Hitoner (ヒトナー, Hitonā) is a Japanese manga series written and illustrated by Tomohiro Yagi. Originally published as a one-shot in February 2024, it has been serialized on Shueisha's Shōnen Jump+ service since April 2026.

== Plot ==
Far beyond the vast expanse of space, there lies a planet remarkably similar to Earth, where beastkin called Kemo live. To them, Hito or humans were nothing more than mythical, fictional creatures. Only a few, those who are called Hitoner, showed any interest in Hito. However, one day, an Earthling astronaut landed on the planet of Kemo. And then, two races with different appearances awkwardly begin to interact in an attempt to understand each other.

== Publication ==
Hitoner was originally a one-shot on February 15, 2024, later published in an anthology of Weekly Shōnen Jump series. Hitoner started publication as a series on Shueisha's Shōnen Jump+ service on April 22, 2026. Its chapters have been compiled into a single tankōbon volume as of September 2026.

Manga Plus is publishing chapters of the series simultaneously with their Japanese release.

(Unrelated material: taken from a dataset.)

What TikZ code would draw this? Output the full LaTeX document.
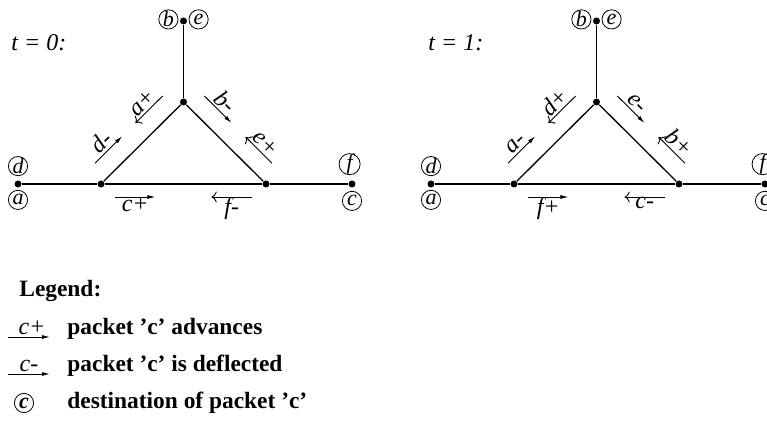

| No. | Release date | ISBN |
|---|---|---|
| 1 | September 4, 2026 | 978-4-08-885231-7 |

== Reception ==
Hitoner was ranked first in a Game Rant list of the best isekai manga released in 2024. The original one shot was recommended by Kōhei Horikoshi.

The series was ranked second in the web category at the twelfth Next Manga Awards in 2026.